>> START EXCERPTED DATA

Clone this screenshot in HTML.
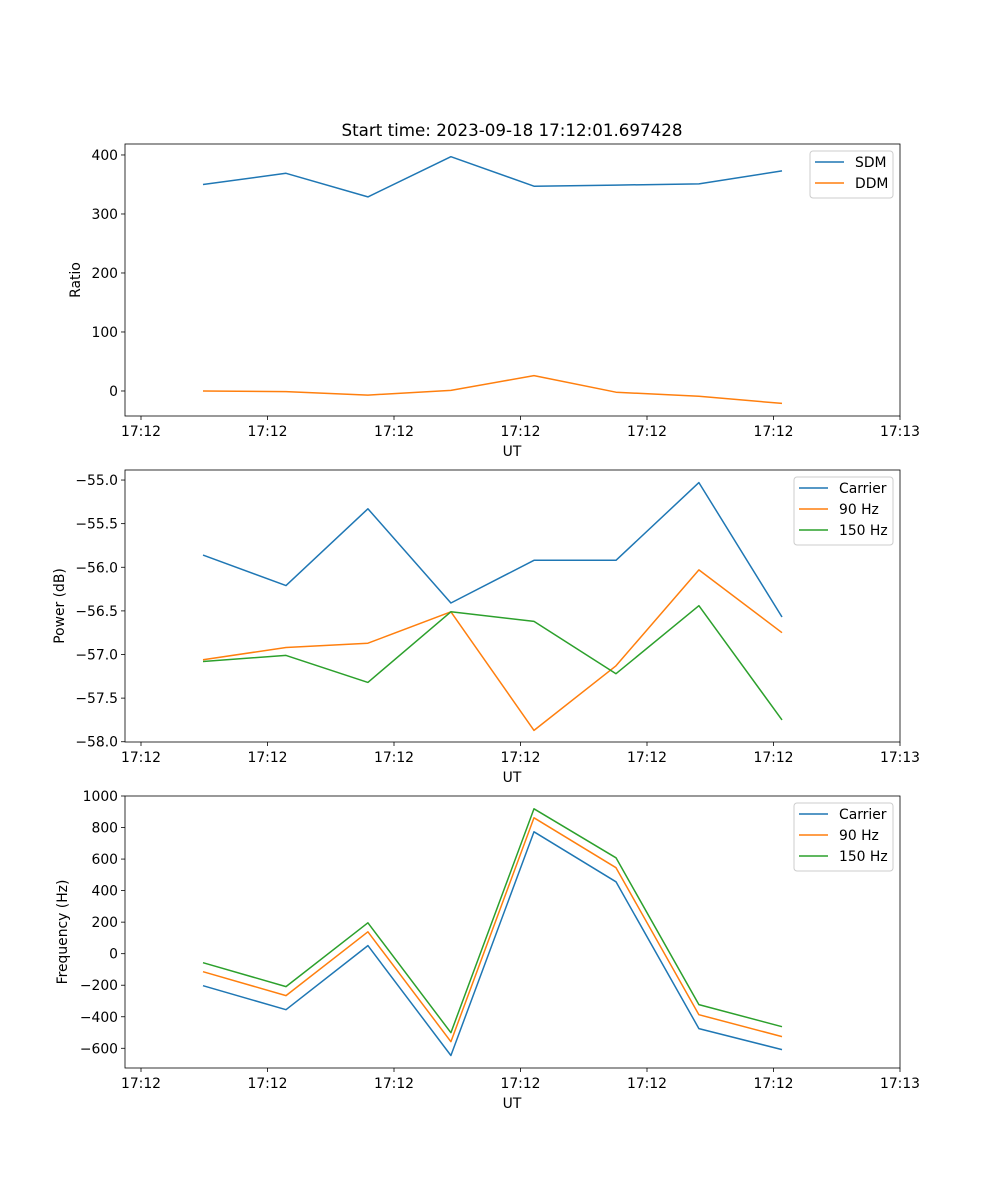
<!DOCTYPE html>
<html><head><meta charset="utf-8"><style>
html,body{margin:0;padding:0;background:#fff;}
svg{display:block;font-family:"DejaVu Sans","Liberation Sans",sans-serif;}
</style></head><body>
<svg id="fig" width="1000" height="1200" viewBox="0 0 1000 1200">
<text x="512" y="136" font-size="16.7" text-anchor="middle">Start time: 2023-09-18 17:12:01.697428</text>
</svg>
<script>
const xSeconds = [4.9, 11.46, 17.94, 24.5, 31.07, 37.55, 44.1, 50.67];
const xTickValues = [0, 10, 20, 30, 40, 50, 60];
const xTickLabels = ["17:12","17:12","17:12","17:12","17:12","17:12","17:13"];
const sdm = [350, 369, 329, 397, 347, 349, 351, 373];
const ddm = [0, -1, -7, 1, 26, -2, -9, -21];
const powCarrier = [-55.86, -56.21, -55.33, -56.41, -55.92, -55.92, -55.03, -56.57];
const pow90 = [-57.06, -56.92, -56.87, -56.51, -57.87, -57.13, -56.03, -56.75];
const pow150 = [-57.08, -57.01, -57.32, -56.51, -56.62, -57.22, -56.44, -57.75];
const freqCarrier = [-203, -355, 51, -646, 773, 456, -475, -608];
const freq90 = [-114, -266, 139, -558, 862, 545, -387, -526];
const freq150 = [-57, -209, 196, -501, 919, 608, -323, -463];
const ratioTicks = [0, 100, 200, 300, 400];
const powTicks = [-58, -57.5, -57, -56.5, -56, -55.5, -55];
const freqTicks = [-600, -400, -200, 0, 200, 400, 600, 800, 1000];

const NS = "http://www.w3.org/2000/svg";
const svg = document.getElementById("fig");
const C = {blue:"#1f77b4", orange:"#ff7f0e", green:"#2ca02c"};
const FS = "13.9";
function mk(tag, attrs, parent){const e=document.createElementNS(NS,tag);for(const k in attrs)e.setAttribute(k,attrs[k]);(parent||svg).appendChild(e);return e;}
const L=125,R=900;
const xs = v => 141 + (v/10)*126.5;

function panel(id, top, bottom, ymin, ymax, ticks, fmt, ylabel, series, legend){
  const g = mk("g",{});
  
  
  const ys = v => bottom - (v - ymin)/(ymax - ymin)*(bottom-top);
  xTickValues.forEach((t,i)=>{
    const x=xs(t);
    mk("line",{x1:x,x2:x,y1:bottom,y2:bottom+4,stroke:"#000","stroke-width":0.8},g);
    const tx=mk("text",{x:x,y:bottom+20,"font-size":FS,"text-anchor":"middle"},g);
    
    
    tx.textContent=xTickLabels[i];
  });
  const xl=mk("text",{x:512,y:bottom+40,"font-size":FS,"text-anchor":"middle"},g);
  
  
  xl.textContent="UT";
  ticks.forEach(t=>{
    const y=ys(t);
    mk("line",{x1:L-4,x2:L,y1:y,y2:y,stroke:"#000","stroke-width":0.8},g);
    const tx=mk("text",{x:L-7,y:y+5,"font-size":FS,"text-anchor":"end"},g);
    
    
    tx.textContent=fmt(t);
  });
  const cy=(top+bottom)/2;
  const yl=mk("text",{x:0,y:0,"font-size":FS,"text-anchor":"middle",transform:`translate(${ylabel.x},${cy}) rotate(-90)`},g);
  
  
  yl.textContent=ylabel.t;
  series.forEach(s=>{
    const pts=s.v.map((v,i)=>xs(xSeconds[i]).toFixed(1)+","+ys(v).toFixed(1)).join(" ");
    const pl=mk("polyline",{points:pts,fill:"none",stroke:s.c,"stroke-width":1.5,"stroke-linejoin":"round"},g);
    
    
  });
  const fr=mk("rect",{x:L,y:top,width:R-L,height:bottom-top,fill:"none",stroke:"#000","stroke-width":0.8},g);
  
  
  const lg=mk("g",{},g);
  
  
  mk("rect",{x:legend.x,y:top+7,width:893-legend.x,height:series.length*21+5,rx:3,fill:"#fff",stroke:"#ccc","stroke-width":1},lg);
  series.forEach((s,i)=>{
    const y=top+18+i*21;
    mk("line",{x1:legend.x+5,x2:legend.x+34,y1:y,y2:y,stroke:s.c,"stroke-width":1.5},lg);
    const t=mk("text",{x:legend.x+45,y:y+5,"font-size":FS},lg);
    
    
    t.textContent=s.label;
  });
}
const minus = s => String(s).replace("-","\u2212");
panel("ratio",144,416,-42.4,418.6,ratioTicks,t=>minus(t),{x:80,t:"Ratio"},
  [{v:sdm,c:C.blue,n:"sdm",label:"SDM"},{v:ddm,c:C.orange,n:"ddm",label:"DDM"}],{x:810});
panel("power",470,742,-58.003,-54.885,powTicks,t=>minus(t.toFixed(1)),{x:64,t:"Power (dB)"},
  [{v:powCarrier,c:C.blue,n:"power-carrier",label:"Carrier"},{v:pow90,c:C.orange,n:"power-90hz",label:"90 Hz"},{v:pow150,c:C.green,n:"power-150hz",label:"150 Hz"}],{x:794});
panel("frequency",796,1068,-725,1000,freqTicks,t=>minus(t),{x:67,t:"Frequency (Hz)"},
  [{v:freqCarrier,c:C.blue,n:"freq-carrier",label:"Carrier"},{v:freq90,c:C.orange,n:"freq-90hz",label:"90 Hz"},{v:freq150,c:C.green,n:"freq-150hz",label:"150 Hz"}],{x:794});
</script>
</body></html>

>> END EXCERPTED DATA
>> START EXCERPTED DATA

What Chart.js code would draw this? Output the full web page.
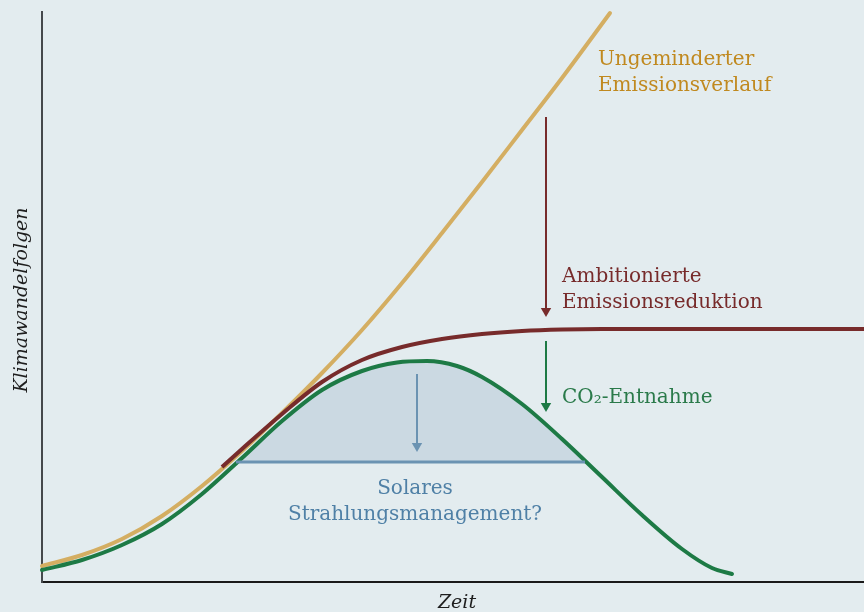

>> END EXCERPTED DATA

PROBLEM DESCRIPTION. Pull out every line holding "this" from the records above, and copy it.

RESPONSE TO THE EXERCISE.
Clone this screenshot in HTML.
What Chart.js code would draw this? Output the full web page.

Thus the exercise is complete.